The kinetic exchange models of markets provide a simplified – perhaps oversimplified – picture of the exchange mechanism that takes place in a real market. However, the simple, “toy model” paradigm also offers interesting grounds for possible analytic formulation, compared with real markets where the dynamics involve plenty of parameters and involve complex evolution that render them intractable and incomprehensible.
In this chapter we will discuss in detail some of the simple and intuitive frameworks developed to understand the qualitative, and sometimes even the quantitative, aspects of simple kinetic exchange models discussed in the previous chapters. Most of our discussions will include the CC (Chakraborti and Chakrabarti 2000) and the CCM (Chatterjee et al. 2004) models, and some of their important variants, which are easy to handle analytically, or in cases where their solutions can be argued intuitively.

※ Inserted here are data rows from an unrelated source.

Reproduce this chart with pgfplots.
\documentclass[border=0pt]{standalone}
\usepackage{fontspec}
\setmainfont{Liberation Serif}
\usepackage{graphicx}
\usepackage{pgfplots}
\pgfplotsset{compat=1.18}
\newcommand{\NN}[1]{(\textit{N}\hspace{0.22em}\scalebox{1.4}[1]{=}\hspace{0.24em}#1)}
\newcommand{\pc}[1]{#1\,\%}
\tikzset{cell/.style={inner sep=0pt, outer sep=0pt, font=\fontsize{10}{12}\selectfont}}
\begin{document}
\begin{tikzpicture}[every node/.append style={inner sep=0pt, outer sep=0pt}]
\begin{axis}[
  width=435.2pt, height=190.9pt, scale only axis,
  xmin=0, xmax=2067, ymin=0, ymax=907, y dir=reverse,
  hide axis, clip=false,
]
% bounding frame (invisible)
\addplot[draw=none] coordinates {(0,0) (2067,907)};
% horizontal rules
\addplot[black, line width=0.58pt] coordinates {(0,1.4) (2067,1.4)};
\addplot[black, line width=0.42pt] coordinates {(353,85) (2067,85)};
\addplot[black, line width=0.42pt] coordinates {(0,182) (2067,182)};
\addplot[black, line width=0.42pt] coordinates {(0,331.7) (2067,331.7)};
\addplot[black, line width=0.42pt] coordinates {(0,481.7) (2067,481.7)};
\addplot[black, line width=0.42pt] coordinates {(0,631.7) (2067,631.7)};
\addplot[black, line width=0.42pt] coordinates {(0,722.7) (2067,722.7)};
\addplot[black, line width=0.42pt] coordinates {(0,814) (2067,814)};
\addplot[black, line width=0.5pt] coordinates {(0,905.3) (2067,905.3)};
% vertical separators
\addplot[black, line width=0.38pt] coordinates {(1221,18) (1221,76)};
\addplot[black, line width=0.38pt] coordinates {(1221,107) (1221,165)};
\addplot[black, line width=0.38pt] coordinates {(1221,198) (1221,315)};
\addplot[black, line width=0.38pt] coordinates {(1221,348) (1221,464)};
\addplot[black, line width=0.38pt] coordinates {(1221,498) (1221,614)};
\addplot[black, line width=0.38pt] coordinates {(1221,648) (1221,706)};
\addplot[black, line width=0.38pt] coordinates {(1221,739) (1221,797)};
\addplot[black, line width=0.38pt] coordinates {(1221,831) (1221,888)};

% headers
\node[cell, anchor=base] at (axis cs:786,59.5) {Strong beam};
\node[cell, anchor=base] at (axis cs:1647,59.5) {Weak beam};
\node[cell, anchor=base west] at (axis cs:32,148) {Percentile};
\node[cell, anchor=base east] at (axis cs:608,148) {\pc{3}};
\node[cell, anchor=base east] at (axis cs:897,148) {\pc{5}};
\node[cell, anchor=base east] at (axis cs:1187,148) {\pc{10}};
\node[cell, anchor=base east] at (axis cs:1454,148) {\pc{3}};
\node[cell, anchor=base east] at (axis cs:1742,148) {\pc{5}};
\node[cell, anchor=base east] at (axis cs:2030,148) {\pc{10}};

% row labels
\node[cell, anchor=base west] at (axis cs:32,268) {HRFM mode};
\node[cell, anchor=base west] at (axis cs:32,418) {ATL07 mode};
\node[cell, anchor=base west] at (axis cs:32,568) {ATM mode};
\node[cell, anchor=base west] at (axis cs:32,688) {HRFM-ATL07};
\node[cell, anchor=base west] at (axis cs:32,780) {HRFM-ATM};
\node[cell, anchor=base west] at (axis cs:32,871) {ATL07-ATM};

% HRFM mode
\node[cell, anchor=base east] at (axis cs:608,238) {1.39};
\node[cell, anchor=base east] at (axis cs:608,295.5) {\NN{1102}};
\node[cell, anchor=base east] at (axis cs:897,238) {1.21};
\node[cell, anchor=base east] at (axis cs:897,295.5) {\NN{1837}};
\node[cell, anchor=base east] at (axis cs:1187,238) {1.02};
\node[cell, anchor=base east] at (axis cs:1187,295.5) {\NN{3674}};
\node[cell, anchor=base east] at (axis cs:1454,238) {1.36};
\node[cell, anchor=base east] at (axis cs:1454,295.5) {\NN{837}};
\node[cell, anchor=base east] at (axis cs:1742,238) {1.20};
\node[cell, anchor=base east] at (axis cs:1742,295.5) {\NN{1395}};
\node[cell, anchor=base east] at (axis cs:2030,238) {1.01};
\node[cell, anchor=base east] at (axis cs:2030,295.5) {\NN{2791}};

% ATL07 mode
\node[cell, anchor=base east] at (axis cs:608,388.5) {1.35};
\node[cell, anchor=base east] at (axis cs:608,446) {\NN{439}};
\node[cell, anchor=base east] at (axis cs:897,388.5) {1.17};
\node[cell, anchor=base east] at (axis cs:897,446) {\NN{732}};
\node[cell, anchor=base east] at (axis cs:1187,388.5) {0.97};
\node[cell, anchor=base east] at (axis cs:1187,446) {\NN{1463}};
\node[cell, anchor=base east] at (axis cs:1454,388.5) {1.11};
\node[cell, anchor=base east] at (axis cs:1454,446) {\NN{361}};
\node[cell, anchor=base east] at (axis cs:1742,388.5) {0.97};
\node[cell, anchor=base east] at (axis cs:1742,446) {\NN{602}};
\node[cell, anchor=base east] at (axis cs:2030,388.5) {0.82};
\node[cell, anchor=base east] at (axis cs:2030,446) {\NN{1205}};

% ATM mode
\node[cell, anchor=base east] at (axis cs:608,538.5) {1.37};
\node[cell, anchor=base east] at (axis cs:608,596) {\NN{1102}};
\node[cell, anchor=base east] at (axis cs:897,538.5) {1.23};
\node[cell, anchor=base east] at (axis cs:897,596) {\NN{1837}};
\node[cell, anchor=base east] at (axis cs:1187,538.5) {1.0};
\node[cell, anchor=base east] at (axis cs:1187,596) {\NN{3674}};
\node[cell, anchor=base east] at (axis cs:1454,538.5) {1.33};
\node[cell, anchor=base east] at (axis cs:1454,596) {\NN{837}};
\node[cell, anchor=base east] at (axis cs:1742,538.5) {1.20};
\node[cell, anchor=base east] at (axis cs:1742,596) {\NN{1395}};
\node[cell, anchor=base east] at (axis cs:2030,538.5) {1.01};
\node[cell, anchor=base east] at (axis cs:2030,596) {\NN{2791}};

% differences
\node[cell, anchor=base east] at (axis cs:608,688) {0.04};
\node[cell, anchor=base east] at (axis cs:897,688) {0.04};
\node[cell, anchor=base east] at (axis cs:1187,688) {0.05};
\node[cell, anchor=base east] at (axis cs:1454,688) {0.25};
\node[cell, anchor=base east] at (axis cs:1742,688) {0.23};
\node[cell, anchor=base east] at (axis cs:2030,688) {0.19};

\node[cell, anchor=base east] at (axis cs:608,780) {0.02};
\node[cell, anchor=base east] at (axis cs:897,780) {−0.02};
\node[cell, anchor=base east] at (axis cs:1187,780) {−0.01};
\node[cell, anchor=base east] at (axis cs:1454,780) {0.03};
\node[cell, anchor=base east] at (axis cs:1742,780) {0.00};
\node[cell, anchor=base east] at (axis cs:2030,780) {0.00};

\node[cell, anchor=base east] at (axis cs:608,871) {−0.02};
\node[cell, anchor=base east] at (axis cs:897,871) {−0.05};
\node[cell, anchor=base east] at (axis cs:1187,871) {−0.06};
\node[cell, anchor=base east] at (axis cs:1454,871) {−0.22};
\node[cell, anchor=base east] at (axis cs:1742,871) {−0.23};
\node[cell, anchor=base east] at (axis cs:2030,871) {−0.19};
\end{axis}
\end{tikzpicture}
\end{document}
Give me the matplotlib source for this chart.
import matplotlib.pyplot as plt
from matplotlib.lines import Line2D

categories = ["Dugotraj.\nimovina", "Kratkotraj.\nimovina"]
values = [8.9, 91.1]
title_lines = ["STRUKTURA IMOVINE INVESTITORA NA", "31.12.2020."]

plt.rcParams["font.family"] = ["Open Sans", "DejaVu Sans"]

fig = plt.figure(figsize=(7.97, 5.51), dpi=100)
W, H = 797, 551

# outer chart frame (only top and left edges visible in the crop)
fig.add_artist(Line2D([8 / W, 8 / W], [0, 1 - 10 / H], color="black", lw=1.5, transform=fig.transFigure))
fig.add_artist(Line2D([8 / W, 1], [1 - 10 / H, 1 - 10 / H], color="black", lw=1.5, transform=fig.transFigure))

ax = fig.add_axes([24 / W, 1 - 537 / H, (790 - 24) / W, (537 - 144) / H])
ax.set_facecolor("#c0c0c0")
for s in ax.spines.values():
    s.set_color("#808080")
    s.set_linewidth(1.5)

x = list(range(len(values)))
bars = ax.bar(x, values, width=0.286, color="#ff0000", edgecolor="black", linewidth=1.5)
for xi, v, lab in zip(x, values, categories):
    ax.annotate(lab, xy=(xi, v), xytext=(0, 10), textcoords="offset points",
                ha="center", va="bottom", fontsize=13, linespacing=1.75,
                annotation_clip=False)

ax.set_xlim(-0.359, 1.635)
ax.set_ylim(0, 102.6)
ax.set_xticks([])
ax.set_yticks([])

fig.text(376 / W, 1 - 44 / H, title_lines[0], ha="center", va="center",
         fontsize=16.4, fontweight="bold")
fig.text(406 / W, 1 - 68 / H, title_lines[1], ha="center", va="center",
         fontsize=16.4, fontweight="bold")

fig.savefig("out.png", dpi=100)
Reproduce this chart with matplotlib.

Analytic results for the CC model
The earliest attempt to understand the CC model analytically (Das and Yarla–gadda 2003) assumes that, independent of the initial conditions, the system evolves to an equilibrium distribution after a suficiently long time. Thus, in the steady state, the joint probability that, before interaction, money of i lies between x and x + dx and that of j lies between z and z + dz is f(x)dxf(z)dz.Since each interaction conserves total money, let L = x + z.